Well, here we are again, talking about Cohu. You know, I've been pretty open about my skepticism regarding this semiconductor equipment company for a while now, and honestly, their latest fourth-quarter earnings report, along with the subsequent guidance for Q1 2024, hasn't done much to shift my perspective. In fact, it's pretty much solidified my long-held bearish view. It feels like we're watching a movie we’ve seen before, and the plot isn’t getting any happier.
Let's just dive right into the numbers, shall we? Q4 2023 wasn't exactly a stellar performance. The company missed consensus estimates on both the top and bottom lines – revenue came in at $155.1 million against an expectation of $159.2 million, and their non-GAAP EPS was $0.16, falling short of the $0.19 analysts were looking for.
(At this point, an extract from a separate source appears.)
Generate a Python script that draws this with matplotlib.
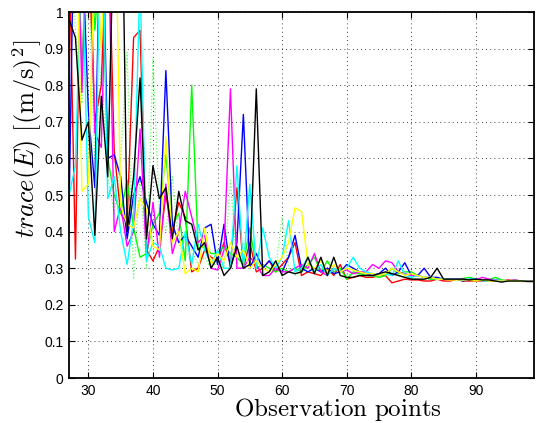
import numpy as np
import matplotlib
matplotlib.use("Agg")
import matplotlib.pyplot as plt

# observation index
obs = np.arange(27, 100)

# trace(E) per run (values above 1 are clipped by the axis)
red = [1.20, 0.325, 1.40, 1.20, 0.70, 0.80, 1.30, 0.62, 0.45, 0.42,
       0.93, 0.95, 0.35, 0.32, 0.36, 0.50, 0.40, 0.48, 0.44, 0.29,
       0.30, 0.35, 0.33, 0.32, 0.37, 0.31, 0.52, 0.30, 0.37, 0.29,
       0.30, 0.32, 0.29, 0.31, 0.33, 0.37, 0.28, 0.29, 0.285, 0.28,
       0.30, 0.28, 0.31, 0.27, 0.275, 0.28, 0.275, 0.275, 0.28, 0.28,
       0.26, 0.265, 0.27, 0.268, 0.268, 0.265, 0.265, 0.27, 0.265, 0.265,
       0.27, 0.265, 0.265, 0.265, 0.265, 0.265, 0.265, 0.265, 0.268, 0.265,
       0.264, 0.264, 0.264]
green = [1.10, 1.40, 0.84, 1.30, 0.95, 1.20, 0.60, 0.50, 0.45, 0.54,
         0.41, 0.33, 0.34, 0.42, 0.45, 0.61, 0.42, 0.45, 0.32, 0.80,
         0.35, 0.36, 0.34, 0.34, 0.36, 0.34, 0.33, 0.31, 0.41, 0.30,
         0.31, 0.30, 0.29, 0.30, 0.29, 0.30, 0.29, 0.31, 0.33, 0.29,
         0.32, 0.29, 0.30, 0.27, 0.29, 0.285, 0.28, 0.28, 0.275, 0.28,
         0.30, 0.285, 0.29, 0.29, 0.28, 0.275, 0.27, 0.27, 0.27, 0.27,
         0.27, 0.272, 0.275, 0.27, 0.268, 0.268, 0.275, 0.268, 0.265, 0.268,
         0.265, 0.264, 0.264]
blue = [0.45, 1.50, 1.20, 0.73, 0.52, 1.40, 0.60, 0.61, 0.55, 0.38,
        0.50, 0.55, 0.48, 0.42, 0.39, 0.84, 0.42, 0.37, 0.39, 0.36,
        0.33, 0.41, 0.42, 0.31, 0.42, 0.30, 0.37, 0.72, 0.30, 0.34,
        0.30, 0.32, 0.30, 0.29, 0.33, 0.39, 0.30, 0.29, 0.30, 0.29,
        0.30, 0.285, 0.29, 0.31, 0.30, 0.29, 0.285, 0.28, 0.285, 0.30,
        0.28, 0.29, 0.315, 0.28, 0.28, 0.30, 0.275, 0.275, 0.27, 0.27,
        0.27, 0.265, 0.27, 0.27, 0.268, 0.265, 0.268, 0.265, 0.265, 0.265,
        0.265, 0.264, 0.264]
magenta = [1.20, 1.50, 0.78, 1.40, 0.67, 0.63, 1.30, 0.40, 0.47, 0.36,
           0.40, 0.68, 0.33, 0.48, 0.33, 0.53, 0.34, 0.40, 0.51, 0.44,
           0.37, 0.39, 0.30, 0.295, 0.35, 0.79, 0.30, 0.30, 0.33, 0.31,
           0.28, 0.28, 0.30, 0.29, 0.29, 0.30, 0.31, 0.30, 0.34, 0.29,
           0.28, 0.30, 0.29, 0.295, 0.285, 0.29, 0.29, 0.31, 0.30, 0.32,
           0.315, 0.29, 0.285, 0.28, 0.28, 0.275, 0.275, 0.27, 0.27, 0.27,
           0.27, 0.27, 0.268, 0.268, 0.275, 0.27, 0.268, 0.265, 0.265, 0.268,
           0.265, 0.264, 0.264]
cyan = [0.50, 0.58, 1.20, 0.44, 0.37, 1.40, 0.49, 0.55, 0.40, 0.31,
        0.43, 1.10, 0.32, 0.37, 0.36, 0.30, 0.295, 0.30, 0.40, 0.31,
        0.42, 0.35, 0.31, 0.35, 0.30, 0.30, 0.58, 0.30, 0.53, 0.30,
        0.41, 0.33, 0.30, 0.33, 0.43, 0.29, 0.30, 0.33, 0.29, 0.31,
        0.28, 0.30, 0.29, 0.30, 0.33, 0.30, 0.29, 0.285, 0.28, 0.285,
        0.28, 0.32, 0.28, 0.275, 0.28, 0.275, 0.275, 0.27, 0.27, 0.27,
        0.27, 0.268, 0.27, 0.27, 0.265, 0.265, 0.268, 0.265, 0.265, 0.265,
        0.265, 0.264, 0.264]
yellow = [1.30, 1.40, 0.51, 0.53, 1.20, 0.90, 1.40, 1.50, 0.47, 0.42,
          0.41, 0.49, 0.46, 0.36, 0.35, 0.66, 0.37, 0.40, 0.285, 0.30,
          0.29, 0.41, 0.31, 0.34, 0.32, 0.37, 0.33, 0.35, 0.30, 0.32,
          0.30, 0.29, 0.31, 0.33, 0.37, 0.465, 0.455, 0.31, 0.30, 0.32,
          0.29, 0.31, 0.29, 0.30, 0.295, 0.29, 0.285, 0.285, 0.28, 0.285,
          0.30, 0.29, 0.28, 0.285, 0.28, 0.275, 0.275, 0.27, 0.27, 0.268,
          0.268, 0.268, 0.268, 0.265, 0.268, 0.265, 0.265, 0.265, 0.265, 0.265,
          0.264, 0.264, 0.264]
black = [0.98, 0.93, 0.65, 0.70, 0.39, 0.77, 0.55, 1.30, 1.60, 0.40,
         0.55, 0.82, 0.38, 0.58, 0.49, 0.52, 0.38, 0.51, 0.43, 0.42,
         0.35, 0.37, 0.30, 0.33, 0.28, 0.30, 0.36, 0.30, 0.31, 0.79,
         0.28, 0.29, 0.32, 0.28, 0.29, 0.285, 0.29, 0.33, 0.285, 0.33,
         0.28, 0.33, 0.28, 0.275, 0.275, 0.28, 0.28, 0.28, 0.285, 0.29,
         0.285, 0.28, 0.275, 0.27, 0.27, 0.27, 0.275, 0.30, 0.27, 0.27,
         0.27, 0.27, 0.268, 0.27, 0.268, 0.268, 0.265, 0.262, 0.265, 0.265,
         0.265, 0.264, 0.264]
green_dotted = [1.20, 0.95, 0.75, 1.10, 0.60, 0.85, 0.55, 0.45, 0.60, 0.89,
                0.27, 0.55, 0.30, 0.87, 0.45, 0.40, 0.55, 0.37, 0.33, 0.35,
                0.31, 0.33, 0.30, 0.32, 0.30, 0.54, 0.31, 0.37, 0.30, 0.32,
                0.30, 0.29, 0.30, 0.44, 0.30, 0.28, 0.29, 0.30, 0.29, 0.30,
                0.28, 0.29, 0.30, 0.28, 0.285, 0.28, 0.28, 0.275, 0.28, 0.28,
                0.29, 0.28, 0.275, 0.275, 0.27, 0.27, 0.27, 0.272, 0.27, 0.27,
                0.268, 0.27, 0.268, 0.268, 0.27, 0.265, 0.265, 0.265, 0.265, 0.265,
                0.264, 0.264, 0.264]

plt.rcParams['mathtext.fontset'] = 'cm'

fig = plt.figure(figsize=(5.37, 4.23), dpi=100)
ax = fig.add_axes([69/537, 45/423, 465/537, 366/423])

ax.plot(obs, green_dotted, color='#00ff00', ls=':', lw=0.9, alpha=0.6)
runs = [(red, '#ff0000'), (green, '#00ff00'), (blue, '#0000ff'),
        (magenta, '#ff00ff'), (cyan, '#00ffff'), (yellow, '#ffff00'),
        (black, '#000000')]
for vals, col in runs:
    ax.plot(obs, vals, color=col, lw=1.0)

ax.set_xlim(27, 99)
ax.set_ylim(0, 1)
ax.set_xticks(np.arange(30, 100, 10))
ax.set_yticks(np.arange(0, 1.01, 0.1))
ax.set_yticklabels(['0', '0.1', '0.2', '0.3', '0.4', '0.5', '0.6', '0.7', '0.8', '0.9', '1'])
ax.grid(True, color='black', ls=(0, (1, 4)), lw=0.6)
ax.tick_params(direction='in', length=4, width=0.8, top=True, right=True,
               labelsize=10, pad=4)
for lab in ax.get_xticklabels() + ax.get_yticklabels():
    lab.set_family('Liberation Sans')
for sp in ax.spines.values():
    sp.set_linewidth(1.3)

ax.set_xlabel(r'$\mathrm{Observation\ points}$', fontsize=18)
ax.xaxis.set_label_coords(0.578, -0.087)
ax.xaxis.label.set_va('center')
ax.set_ylabel(r'$trace(E)\ [(\mathrm{m/s})^2]$', fontsize=19)
ax.yaxis.set_label_coords(-0.09, 0.653)
ax.yaxis.label.set_va('center')

fig.savefig('out.png', dpi=100)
Now, I know a small miss might not seem like the end of the world to some, but it's the direction and the context that really matter here. This wasn’t a strong finish to the year, not by a long shot.
But wait, there’s more, and it’s not good news. Their guidance for the first quarter of 2024 really sealed the deal for me. They're projecting revenue to be somewhere between $120 million and $130 million. Let's be clear: that's a pretty significant sequential drop from Q4, and it's a noticeable dip year-over-year too. On top of that, they're expecting a non-GAAP EPS loss in the range of -$0.10 to -$0.25. A loss, folks! When a company, especially one in the cyclical semiconductor space, is guiding for losses, it’s a big red flag waving right there.
What's truly at play here, beyond Cohu's specific operational hiccups, are the broader industry headwinds. We're still navigating a really tough patch in the semiconductor capital equipment market. There's this ongoing cycle of inventory adjustments that just won't seem to end, coupled with reduced capital expenditure by many chipmakers. Everyone's tightening their belts, waiting for a clearer signal of recovery. And Cohu, with its significant exposure to the mobile and computing end markets – areas that have been particularly sluggish – feels the pinch perhaps more acutely than some others.
It's not just the top-line revenue that's suffering either; gross margins are also under pressure. When sales slow down and pricing power weakens, it invariably hits profitability, and we're seeing that here. Operating efficiently becomes incredibly challenging in such an environment, and it’s a constant uphill battle to maintain those margins. For a company like Cohu, which provides critical test and inspection handlers, contactors, and thermal subsystems – essentially the tools that ensure chips are good before they go into your phone or computer – demand directly mirrors the health of the overall chip market. And right now, that market isn't exactly radiating health.
Some might look at Cohu's current valuation and think, "Hey, maybe it's cheap!" And on paper, perhaps it appears that way. But you have to ask yourself, "Cheap compared to what?" If the underlying business fundamentals continue to deteriorate, if revenue keeps sliding and losses pile up, then a seemingly low valuation today might just be a fair reflection of future struggles. Frankly, I just don't see any compelling near-term catalysts that would fundamentally alter this trajectory. There's no clear sign of a significant uptick in demand for their equipment, no major new product cycle that promises to be a game-changer just around the corner.
So, where does that leave us? My conviction remains strong: I'm still bearish on Cohu. The latest earnings report and the forward guidance only reinforced my belief that the company faces an extended period of challenging market conditions. Until we see tangible signs of a broad recovery in semiconductor capital spending and, crucially, a stronger performance from Cohu itself – perhaps even a return to positive EPS guidance – I'll be watching from the sidelines, maintaining my cautious stance. It’s a tough environment out there, and Cohu, unfortunately, seems to be right in the thick of it.